While the policy change won't be official until a second vote is held, should the board move forward with the revision to the system's dress code, students would be prohibited from wearing "clothing, buttons, patches, jewelry or any other items with words, phrases, symbols, pictures or signs that are indecent, profane, or racially intimidating." That’s a victory for those who say the heritage being celebrated by Orange students who wear the flag is a "heritage of hate."

The issue has been a hot topic across the county since LaTarndra Strong founded the HFSC in December, with opponents of the ban calling the potential move an unconstitutional swipe at free speech.

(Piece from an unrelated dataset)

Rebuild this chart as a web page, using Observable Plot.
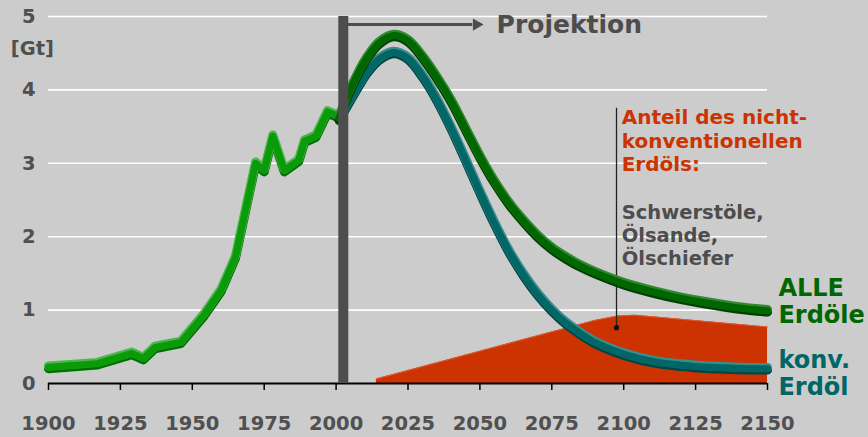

But coalition member Stacey Sewall rejected their claim, citing court rulings that give school systems the authority to ban disruptive hate speech on campuses. (Several federal circuit courts have found that Confederate flags have the potential to be "disruptive" and can heighten racial tensions, and thus school boards can prohibit them.)

The Confederate flag is not the only inflammatory symbol that has been on display inside Orange schools. A biracial thirteen-year-old told the INDY that in early May, an eighth grader at Gravelly Middle School in Efland drew a swastika on his arm and was showing it off in the hallways.

Sewall characterizes Monday as a "great evening" and says that she and the hundreds of members of HFSC were "pleased" by the board's decision. "We think the policy is preferable to the previous language because it better protects students, and we're going to do all that we can to make sure this policy is enforced," she says.